Build a Monthly Content Map
Sit down with a blank spreadsheet or a piece of paper. Decide on your upload frequency for the month (3 videos? 8 videos? 12 Shorts?). Now fill in each slot with a specific topic, not a vague theme.
Bad: "A video about YouTube tips"
Good: "What to do in the first 24 hours after uploading a YouTube video (the post-publish checklist)"
Each topic needs to be specific enough that you could start writing a script from it immediately. Vague topic ideas are just procrastination disguised as planning.
For keyword research at this stage, use our YouTube Tag Generator to find proven search terms around each topic. A topic that nobody is searching for will earn zero views from search traffic, no matter how good the video is.
Cluster Your Videos Strategically
One massive advantage of batching is the ability to create thematic clusters. Instead of randomly picking topics, group your month's content into two or three themes or mini-series. For example:
- Week 1 & 2: A two-part series on growing from 0 to 1,000 subscribers
- Week 3: A standalone deep-dive on YouTube SEO
- Week 4: Q&A based on comments from the first two videos
When you have a content cluster, each video naturally promotes the others. You can mention "watch Part 2 next week" in your video, which builds anticipation and trains your audience to expect consistent uploads. It also gives you clean material for internal linking in your video descriptions and cards.

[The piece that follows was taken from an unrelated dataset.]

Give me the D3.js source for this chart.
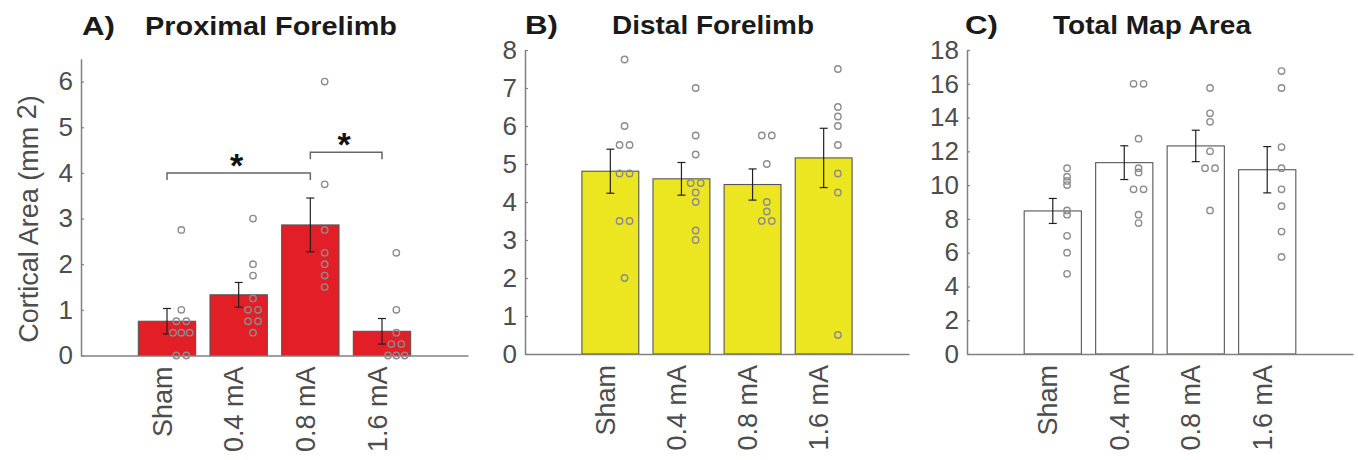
<!DOCTYPE html>
<html>
<head>
<meta charset="utf-8">
<script src="https://cdn.jsdelivr.net/npm/d3@7"></script>
<style>
  html, body { margin: 0; padding: 0; background: #fff; }
  svg { display: block; font-family: "Liberation Sans", Arial, sans-serif; }
</style>
</head>
<body>
<svg id="chart" width="1358" height="460"></svg>
<script>
// ---------------- data ----------------
const categories = ["Sham", "0.4 mA", "0.8 mA", "1.6 mA"];

const proximalMeans = [0.75, 1.33, 2.86, 0.53];
const proximalSEM   = [0.28, 0.27, 0.59, 0.28];
const proximalPoints = [
  [2.75, 1.0, 0.75, 0.75, 0.5, 0.5, 0.5, 0, 0],
  [3.0, 2.0, 1.75, 1.25, 1.0, 1.0, 0.75, 0.75, 0.5],
  [6.0, 3.75, 2.75, 2.25, 2.0, 1.75, 1.5],
  [2.25, 1.0, 0.5, 0.25, 0.25, 0, 0, 0]
];
const proximalTicks = [0, 1, 2, 3, 4, 5, 6];
const proximalSig = [
  { from: 0, to: 2, level: 4.0, label: "*" },
  { from: 2, to: 3, level: 4.45, label: "*" }
];

const distalMeans = [4.81, 4.61, 4.46, 5.16];
const distalSEM   = [0.58, 0.43, 0.41, 0.78];
const distalPoints = [
  [7.75, 6.0, 5.5, 5.5, 4.75, 4.75, 3.5, 3.5, 2.0],
  [7.0, 5.75, 5.25, 4.5, 4.5, 4.25, 4.0, 3.25, 3.0],
  [5.75, 5.75, 5.0, 4.0, 3.75, 3.5, 3.5],
  [7.5, 6.5, 6.25, 6.0, 5.5, 4.75, 4.25, 0.5]
];
const distalTicks = [0, 1, 2, 3, 4, 5, 6, 7, 8];

const totalMeans = [8.47, 11.33, 12.32, 10.91];
const totalSEM   = [0.74, 1.0, 0.93, 1.37];
const totalPoints = [
  [11.0, 10.5, 10.25, 10.0, 8.5, 8.25, 7.0, 6.0, 4.75],
  [16.0, 16.0, 12.75, 11.0, 10.75, 9.75, 9.75, 8.25, 7.75],
  [15.75, 14.25, 13.75, 12.0, 11.0, 11.0, 8.5],
  [16.75, 15.75, 12.25, 11.0, 9.75, 8.75, 7.25, 5.75]
];
const totalTicks = [0, 2, 4, 6, 8, 10, 12, 14, 16, 18];

const panelLetters = ["A)", "B)", "C)"];
const panelTitles = ["Proximal Forelimb", "Distal Forelimb", "Total Map Area"];
const yAxisLabel = "Cortical Area (mm";
const yAxisLabelSup = "2";

// ---------------- layout / style ----------------
const svg = d3.select("#chart");
const FONT = "'Liberation Sans', Arial, sans-serif";
const axisColor = "#808080";
const tickTextColor = "#4d4d4d";

const panels = [
  { means: proximalMeans, sem: proximalSEM, points: proximalPoints, ticks: proximalTicks,
    yMax: 6.5, x0: 81, x1: 468, y0: 355.5, y1: 58.8, fill: "#e21f26", sig: proximalSig,
    letterX: 82, titleX: 145, titleW: 252, letterW: 33, titleY: 35 },
  { means: distalMeans, sem: distalSEM, points: distalPoints, ticks: distalTicks,
    yMax: 8, x0: 525, x1: 909, y0: 354, y1: 50, fill: "#ebe61f", sig: [],
    letterX: 525, titleX: 612, titleW: 202, letterW: 33, titleY: 34 },
  { means: totalMeans, sem: totalSEM, points: totalPoints, ticks: totalTicks,
    yMax: 18, x0: 967, x1: 1353, y0: 354, y1: 50, fill: "#ffffff", sig: [],
    letterX: 965, titleX: 1053, titleW: 198, letterW: 33, titleY: 34 }
];

panels.forEach((p, pi) => {
  const g = svg.append("g");
  const x = d3.scaleLinear().domain([-0.2, 5.2]).range([p.x0, p.x1]);
  const y = d3.scaleLinear().domain([0, p.yMax]).range([p.y0, p.y1]);
  const step = x(2) - x(1);
  const barW = step * 0.8;

  // bars
  g.selectAll("rect.bar").data(p.means).join("rect")
    .attr("class", "bar")
    .attr("x", (d, i) => x(i + 1) - barW / 2)
    .attr("y", d => y(d))
    .attr("width", barW)
    .attr("height", d => y(0) - y(d))
    .attr("fill", p.fill)
    .attr("stroke", "#555")
    .attr("stroke-width", 1.1);

  // error bars
  const eb = g.selectAll("g.eb").data(p.means).join("g").attr("class", "eb");
  const cap = 4;
  eb.append("line")
    .attr("x1", (d, i) => x(i + 1)).attr("x2", (d, i) => x(i + 1))
    .attr("y1", (d, i) => y(d + p.sem[i])).attr("y2", (d, i) => y(d - p.sem[i]));
  eb.append("line")
    .attr("x1", (d, i) => x(i + 1) - cap).attr("x2", (d, i) => x(i + 1) + cap)
    .attr("y1", (d, i) => y(d + p.sem[i])).attr("y2", (d, i) => y(d + p.sem[i]));
  eb.append("line")
    .attr("x1", (d, i) => x(i + 1) - cap).attr("x2", (d, i) => x(i + 1) + cap)
    .attr("y1", (d, i) => y(d - p.sem[i])).attr("y2", (d, i) => y(d - p.sem[i]));
  eb.selectAll("line").attr("stroke", "#222").attr("stroke-width", 1.2);

  // y axis
  const yAxis = d3.axisLeft(y).tickValues(p.ticks).tickSizeInner(-3).tickSizeOuter(0)
    .tickPadding(8).tickFormat(d3.format("d"));
  const ya = g.append("g").attr("transform", `translate(${p.x0},0)`).call(yAxis);
  ya.select(".domain").attr("stroke", axisColor).attr("stroke-width", 1.5);
  ya.selectAll(".tick line").attr("stroke", axisColor).attr("stroke-width", 1.2);
  ya.selectAll(".tick text").attr("fill", tickTextColor).style("font-size", "26px")
    .style("font-family", FONT);

  // x axis
  const xAxis = d3.axisBottom(x).tickValues([1, 2, 3, 4]).tickSize(0).tickSizeOuter(0)
    .tickFormat((d) => categories[d - 1]);
  const xa = g.append("g").attr("transform", `translate(0,${p.y0})`).call(xAxis);
  xa.select(".domain").attr("stroke", axisColor).attr("stroke-width", 1.5);
  xa.selectAll(".tick text")
    .attr("transform", "rotate(-90)")
    .attr("text-anchor", "end")
    .attr("x", -11).attr("y", 4).attr("dy", 0)
    .attr("fill", tickTextColor).style("font-size", "27px").style("font-family", FONT);

  // data points
  p.points.forEach((vals, ci) => {
    const counts = d3.rollup(vals, v => v.length, d => d);
    const seen = new Map();
    const cx0 = x(ci + 1) + step * 0.2;
    const pts = vals.map(v => {
      const n = counts.get(v);
      const j = seen.get(v) || 0;
      seen.set(v, j + 1);
      const spacing = n === 2 ? 10 : 8.3;
      return { v, cx: cx0 + (j - (n - 1) / 2) * spacing };
    });
    g.selectAll(null).data(pts).join("circle")
      .attr("cx", d => d.cx).attr("cy", d => y(d.v)).attr("r", 3.2)
      .attr("fill", "none").attr("stroke", "#8c8c8c").attr("stroke-width", 1.4);
  });

  // significance brackets
  p.sig.forEach(s => {
    const xa1 = x(s.from + 1), xa2 = x(s.to + 1), yy = y(s.level);
    g.append("path")
      .attr("d", `M${xa1},${yy + 7}V${yy}H${xa2}V${yy + 7}`)
      .attr("fill", "none").attr("stroke", "#666").attr("stroke-width", 1.5);
    g.append("text")
      .attr("x", (xa1 + xa2) / 2 - 2).attr("y", yy + 4)
      .attr("text-anchor", "middle")
      .style("font-size", "34px").style("font-weight", "bold").style("font-family", FONT)
      .attr("fill", "#111").text(s.label);
  });

  // titles
  g.append("text").attr("x", p.letterX).attr("y", p.titleY)
    .attr("textLength", p.letterW).attr("lengthAdjust", "spacingAndGlyphs")
    .style("font-size", "26px").style("font-weight", "bold").style("font-family", FONT)
    .attr("fill", "#1a1a1a").text(panelLetters[pi]);
  g.append("text").attr("x", p.titleX).attr("y", p.titleY)
    .attr("textLength", p.titleW).attr("lengthAdjust", "spacingAndGlyphs")
    .style("font-size", "25px").style("font-weight", "bold").style("font-family", FONT)
    .attr("fill", "#1a1a1a").text(panelTitles[pi]);
});

// y axis label (panel A)
const yl = svg.append("text")
  .attr("transform", "translate(38,219) rotate(-90)")
  .attr("text-anchor", "middle")
  .style("font-size", "27px").style("font-family", FONT)
  .attr("fill", tickTextColor);
yl.append("tspan").text(yAxisLabel + " ");
yl.append("tspan").attr("dy", -2).text(yAxisLabelSup);
yl.append("tspan").attr("dy", 2).text(")");
</script>
</body>
</html>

Prep Your Scripts in Advance
Scripts are not optional if you want to batch efficiently. Even if you prefer a conversational, off-the-cuff style on camera, you need either a detailed outline or a full script before you walk into that filming session. Improvising takes three times as long to film and twice as long to edit.
Use whatever method works for you — bullet-pointed outline, full word-for-word script, or detailed talking points with transitions. The goal is that when you hit record, your brain is in "performance mode," not "writing mode."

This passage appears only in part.